Chandler, of course, like Beckett, was a very colourful character. He liked to drink, and wasn’t exactly known for his political correctness. This, again, is something that Brigitte and I shared. You must remember, the world of academia, when I first met her almost fifteen years ago, was already pretty much in the grip of political correctness, and this is something that we both felt rather uncomfortable with, in the end. Literature is a human science, and humour is an incredibly important aspect to exposing human failures. This is why you had the tragic and comic masks to represent the dual nature of man and which were the sign of the theatre; man, since the time of the ancient Greeks, had both a tragic and a comic nature. These twin masks, according to Beckett himself, were equally represented by the two ancient Greek philosophers Democritus, the laughing philosopher, and Heraclitus, the weeping one. The latter was to become very important to me, as after I graduated, in 2013, Brigitte helped me to prepare for my first ever academic presentation which took place in UCD on the 3rd of August.
I was having difficulty focusing on the subject, I remember, and Brigitte had agreed to meet up with me over a coffee in order to give me a little direction as to how I show approach my presentation. I shall always remember what she said to me that day. Heraclitus had to be like the sun upon which all the other topics which came up in my presentation had to gravitate around like the planets in our own universe. It was a very apt analogy, and of course this was so typical of Brigitte. She was aware of Heraclitus and the sign of fire, the Heraclitean element par excellence. So, she chose the fiery planet, the one which generated the most heat and fire, the one which was central to our universe. The Heraclitean planet par excellence…the Sun!
Well, I gave my presentation. It was a memorable day for me, so much so that I even wrote a short novella, More Micks than Dicks and which Brigitte was kind enough to help me launch in The Palace Bar, in 2017. Heraclitus was, once again, the main protagonist apart from Beckett in my novella, and Brigitte did a wonderful thing as she managed to trace, in that forensic way of hers, the first appearance of Heraclitus back in the writings of Samuel Beckett. She knew that this was a topic that was very dear to me, and so she went out of her way to bring me back this bit of knowledge to which I could add to my existing stockpile. It wasn’t the first time that she had supported me in this way. As she had equally helped me launch my first real collection of poetry, The Dark Pool, two years earlier as part of Donkey Shots a poetry festival that I had organised in the spring of that year.
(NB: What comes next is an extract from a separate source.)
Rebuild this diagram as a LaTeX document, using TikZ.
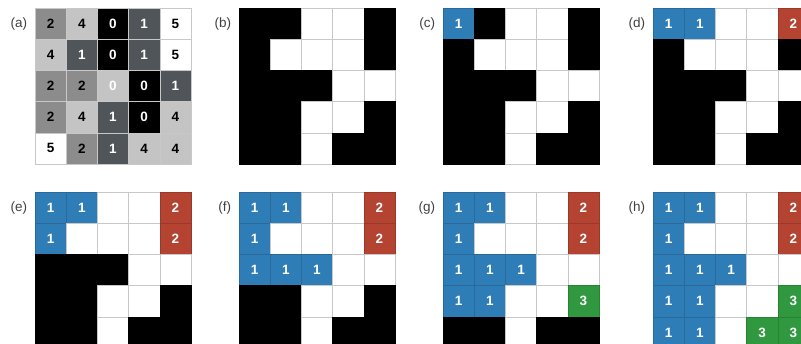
\documentclass[tikz,border=0pt]{standalone}
\usepackage{fontspec}
\setmainfont{Liberation Sans}
\usetikzlibrary{positioning}
\definecolor{lblblue}{RGB}{47,125,182}
\definecolor{lblred}{RGB}{181,67,49}
\definecolor{lblgreen}{RGB}{48,152,63}
\definecolor{gone}{RGB}{80,85,90}
\definecolor{gtwo}{RGB}{140,140,140}
\definecolor{gfour}{RGB}{196,196,196}
\definecolor{gridline}{RGB}{200,200,200}

% one 5x5 panel: name, left, top, rows
\newcommand{\gridpanel}[4]{%
  \foreach \row [count=\r] in {#4}{
    \foreach \code/\txt [count=\j] in \row{
      \node[cell,c\code] (#1-\r-\j) at (#2+\j*31.2-15.6,#3+\r*31.2-15.6) {\txt};
    }
  }
}

\begin{document}
\begin{tikzpicture}[x=1pt,y=-1pt,
    cell/.style={minimum size=31.2pt,inner sep=0pt,line width=0.5pt,
      font=\bfseries\fontsize{13.5}{13.5}\selectfont},
    cK/.style={fill=black,draw=black},
    cW/.style={fill=white,draw=gridline},
    cB/.style={fill=lblblue,draw=lblblue!85!black,text=white},
    cR/.style={fill=lblred,draw=lblred!85!black,text=white},
    cG/.style={fill=lblgreen,draw=lblgreen!85!black,text=white},
    c0/.style={fill=black,draw=gridline,text=white},
    c0x/.style={fill=gfour,draw=gridline,text=white},
    c1/.style={fill=gone,draw=gridline,text=white},
    c2/.style={fill=gtwo,draw=gridline,text=black},
    c4/.style={fill=gfour,draw=gridline,text=black},
    c5/.style={fill=white,draw=gridline,text=black},
    panellabel/.style={anchor=east,text=black!75,font=\fontsize{13.5}{14}\selectfont}]
  \useasboundingbox (0,0) rectangle (801,344);
  \clip (0,0) rectangle (801,344);

  % (a) grey-level input
  \gridpanel{a}{35}{8}{{2/2,4/4,0/0,1/1,5/5},{4/4,1/1,0/0,1/1,5/5},{2/2,2/2,0x/0,0/0,1/1},{2/2,4/4,1/1,0/0,4/4},{5/5,2/2,1/1,4/4,4/4}}
  \node[panellabel,left=4pt of a-1-1.west] (la) {(a)};

  % (b) binary image
  \gridpanel{b}{239}{8}{{K/{},K/{},W/{},W/{},K/{}},{K/{},W/{},W/{},W/{},K/{}},{K/{},K/{},K/{},W/{},W/{}},{K/{},K/{},W/{},W/{},K/{}},{K/{},K/{},W/{},K/{},K/{}}}
  \node[panellabel,left=4pt of b-1-1.west] (lb) {(b)};

  % (c)
  \gridpanel{c}{443}{8}{{B/1,K/{},W/{},W/{},K/{}},{K/{},W/{},W/{},W/{},K/{}},{K/{},K/{},K/{},W/{},W/{}},{K/{},K/{},W/{},W/{},K/{}},{K/{},K/{},W/{},K/{},K/{}}}
  \node[panellabel,left=4pt of c-1-1.west] (lc) {(c)};

  % (d)
  \gridpanel{d}{653}{8}{{B/1,B/1,W/{},W/{},R/2},{K/{},W/{},W/{},W/{},K/{}},{K/{},K/{},K/{},W/{},W/{}},{K/{},K/{},W/{},W/{},K/{}},{K/{},K/{},W/{},K/{},K/{}}}
  \node[panellabel,left=4pt of d-1-1.west] (ld) {(d)};

  % (e)
  \gridpanel{e}{35}{192}{{B/1,B/1,W/{},W/{},R/2},{B/1,W/{},W/{},W/{},R/2},{K/{},K/{},K/{},W/{},W/{}},{K/{},K/{},W/{},W/{},K/{}},{K/{},K/{},W/{},K/{},K/{}}}
  \node[panellabel,left=4pt of e-1-1.west] (le) {(e)};

  % (f)
  \gridpanel{f}{239}{192}{{B/1,B/1,W/{},W/{},R/2},{B/1,W/{},W/{},W/{},R/2},{B/1,B/1,B/1,W/{},W/{}},{K/{},K/{},W/{},W/{},K/{}},{K/{},K/{},W/{},K/{},K/{}}}
  \node[panellabel,left=4pt of f-1-1.west] (lf) {(f)};

  % (g)
  \gridpanel{g}{443}{192}{{B/1,B/1,W/{},W/{},R/2},{B/1,W/{},W/{},W/{},R/2},{B/1,B/1,B/1,W/{},W/{}},{B/1,B/1,W/{},W/{},G/3},{K/{},K/{},W/{},K/{},K/{}}}
  \node[panellabel,left=4pt of g-1-1.west] (lg) {(g)};

  % (h)
  \gridpanel{h}{653}{192}{{B/1,B/1,W/{},W/{},R/2},{B/1,W/{},W/{},W/{},R/2},{B/1,B/1,B/1,W/{},W/{}},{B/1,B/1,W/{},W/{},G/3},{B/1,B/1,W/{},G/3,G/3}}
  \node[panellabel,left=4pt of h-1-1.west] (lh) {(h)};
\end{tikzpicture}
\end{document}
I was quite sick at the time, I was also unemployed and things were not easy. Having worked in education, like Brigitte, for over ten years (we were actually working colleagues for a year in DCU the year that I eventually obtained my Masters, in 2013) and suffered a complete physical and mental break down, what is called ‘burn out’. I don’t know to what extent Brigitte was aware of my declining physical and mental health at the time, but what I do know is that when I asked her if she would write the preface for my book, she did so without hesitation and she wrote me a preface in both English and French that I remain extremely proud of to this day. You see, Brigitte had an intellectual honesty about her when it came to literature particularly. Despite her good sense of humour, Brigitte was no fool, and she did not suffer fools. She had an iron discipline, as any of her former students will testify to. She did not enjoy making fools of people, she let them do that all by themselves. But, whenever someone was being annoyingly foolish, egotistical say, Brigitte had a very gentle yet firm manner of letting them know when they should remain silent.
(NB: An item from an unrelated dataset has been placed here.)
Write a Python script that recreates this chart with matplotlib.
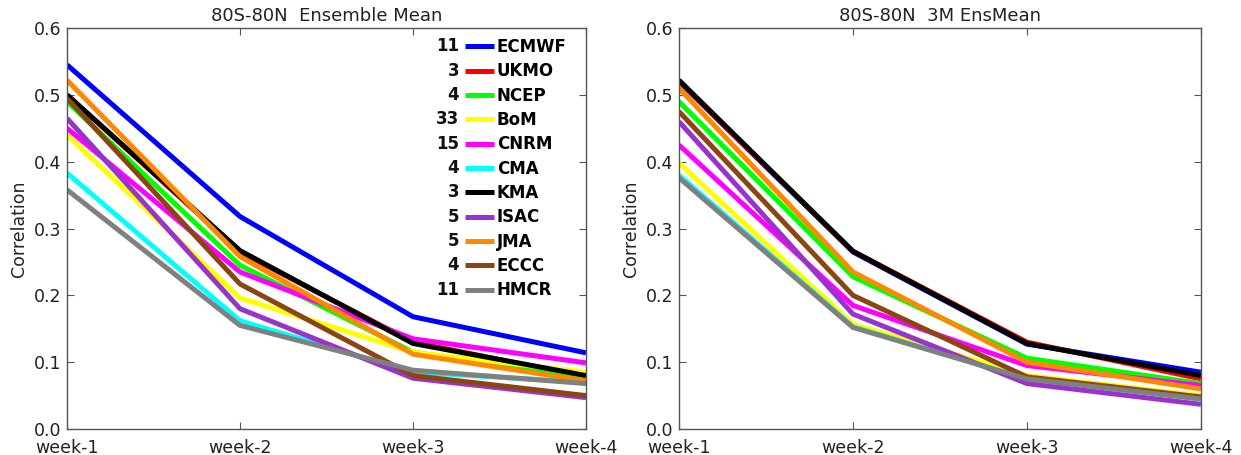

She had a dual nature, I suppose and it was not one or another but rather it was altogether more than that, it was syncretic. Nietzsche was at pains to point this out whenever he spoke about Heraclitus, as it is the most common error people make when they are referring to the pre-Socratic thinker. As people who do not fully understand him tend to think about him in a categorical way, which of course is an Aristotelian notion. How can you think categorically about a pre-Socratic thinker? No, you had to think in an altogether other way about him, as he did not think categorically. He thought about of things being in a permanent state of being, in other words in simple aspect if you will, but only as in eternal flux, so a continuous flow of BEING eternal. This is what I mean by syncretic. This is a very difficult thing to think about, as we live in a post-Aristotelian world, but if you wish to really get an understanding of the way in which Heraclitus thought, you had to make the very considerable effort to do so and not fall into lazy habits or practice.
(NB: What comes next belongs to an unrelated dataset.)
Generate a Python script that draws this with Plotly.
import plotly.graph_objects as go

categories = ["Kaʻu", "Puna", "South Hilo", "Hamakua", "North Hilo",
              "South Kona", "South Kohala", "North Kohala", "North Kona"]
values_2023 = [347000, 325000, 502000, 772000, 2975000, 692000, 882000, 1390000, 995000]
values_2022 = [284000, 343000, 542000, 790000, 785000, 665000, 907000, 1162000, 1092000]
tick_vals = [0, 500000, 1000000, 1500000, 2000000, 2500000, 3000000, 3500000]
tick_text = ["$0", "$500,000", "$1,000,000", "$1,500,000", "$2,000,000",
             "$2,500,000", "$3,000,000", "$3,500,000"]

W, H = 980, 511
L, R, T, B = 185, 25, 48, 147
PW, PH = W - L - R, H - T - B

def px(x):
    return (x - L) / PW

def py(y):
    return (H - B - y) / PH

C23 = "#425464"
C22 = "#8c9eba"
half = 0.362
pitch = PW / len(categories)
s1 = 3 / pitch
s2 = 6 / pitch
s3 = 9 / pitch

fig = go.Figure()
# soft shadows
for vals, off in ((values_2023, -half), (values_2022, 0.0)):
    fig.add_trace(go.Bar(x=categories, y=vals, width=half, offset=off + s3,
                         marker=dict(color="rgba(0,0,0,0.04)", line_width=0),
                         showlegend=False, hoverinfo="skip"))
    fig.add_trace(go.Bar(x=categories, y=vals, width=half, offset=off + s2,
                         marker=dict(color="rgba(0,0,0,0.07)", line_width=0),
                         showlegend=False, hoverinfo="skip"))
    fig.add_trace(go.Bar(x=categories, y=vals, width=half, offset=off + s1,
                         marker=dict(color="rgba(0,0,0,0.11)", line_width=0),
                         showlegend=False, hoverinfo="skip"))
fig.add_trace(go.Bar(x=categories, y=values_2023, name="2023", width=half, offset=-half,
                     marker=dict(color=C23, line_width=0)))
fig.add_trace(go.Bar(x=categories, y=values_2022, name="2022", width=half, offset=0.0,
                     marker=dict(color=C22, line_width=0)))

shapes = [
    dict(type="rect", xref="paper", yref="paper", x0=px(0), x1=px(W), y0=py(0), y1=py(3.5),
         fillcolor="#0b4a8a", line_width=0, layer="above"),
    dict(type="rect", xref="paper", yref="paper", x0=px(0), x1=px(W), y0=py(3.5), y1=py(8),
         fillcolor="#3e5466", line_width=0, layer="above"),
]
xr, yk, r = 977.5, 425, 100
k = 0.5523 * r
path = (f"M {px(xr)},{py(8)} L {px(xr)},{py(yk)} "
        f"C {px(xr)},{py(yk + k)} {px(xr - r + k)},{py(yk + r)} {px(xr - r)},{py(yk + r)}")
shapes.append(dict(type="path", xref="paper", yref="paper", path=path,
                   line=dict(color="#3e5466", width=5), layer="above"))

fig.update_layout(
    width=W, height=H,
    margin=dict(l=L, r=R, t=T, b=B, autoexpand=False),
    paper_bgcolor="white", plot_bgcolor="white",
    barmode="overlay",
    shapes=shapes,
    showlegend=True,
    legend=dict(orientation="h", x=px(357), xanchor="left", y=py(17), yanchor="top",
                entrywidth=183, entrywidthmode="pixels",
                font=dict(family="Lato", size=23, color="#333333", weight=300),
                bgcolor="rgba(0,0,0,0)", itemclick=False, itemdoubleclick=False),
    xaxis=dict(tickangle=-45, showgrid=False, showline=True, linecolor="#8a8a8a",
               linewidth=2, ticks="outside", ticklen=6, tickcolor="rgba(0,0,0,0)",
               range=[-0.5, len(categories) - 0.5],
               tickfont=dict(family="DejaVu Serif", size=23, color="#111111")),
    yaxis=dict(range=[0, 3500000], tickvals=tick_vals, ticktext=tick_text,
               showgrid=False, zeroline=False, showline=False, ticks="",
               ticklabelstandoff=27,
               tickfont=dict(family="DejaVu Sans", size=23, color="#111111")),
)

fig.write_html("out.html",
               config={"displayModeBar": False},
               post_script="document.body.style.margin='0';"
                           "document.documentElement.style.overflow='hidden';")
This is what Brigitte taught me as a teacher and as a human, I would say. I want to just end on parrots, as Brigitte Le Juez loved parrots. She once gave a presentation about Elizabeth Bowen and how she viewed writers as nothing more than highly skilled parrots. Brigitte loved animals and nature in general. But, parrots were her favourite bird. And so, when I came across her article on parrots in Beckett, I was very excited. As this theme seemed to embody so much so the very spirit of Brigitte. In this article, she was particularly interested in the parrot in Molloy, Beckett’s first real novel in French ( 1951), and perhaps his greatest. I particularly love Molloy, I have just completed a 6000 word article on how it is a Heraclitean novel, which if it is ever published I promise I will dedicate to Brigitte. But, to get back to the parrot. Let me leave you with Beckett’s own words, as they will tell you a lot about Brigitte’s humour and why she loved so much animals and literature, and why she thought that all writers were but exalted parrots in the end.
Il ne disait de temps en temps, Putain de conasse de merde de chiason.
Il avait dû appartenir à Lousse. Les animaux changent souvent de
propriétaire. Il ne disait pas grand’ chose d’autre. Si, il disait aussi,
Fuck! Peut-être qu’il l’avait trouvé tout seul, ça ne  m’étonnerait pas.
Lousse essayait de lui faire dire, Pretty Polly! Je crois que c’était
trop tard. Il écoutait, la tête de côté, réfléchisait, puis disait, Putin de
conasse de merde de chiason.[1]


[1] Beckett, Samuel: Molloy, Collection “double”, Les Éditions de Minuit, Paris, 2002.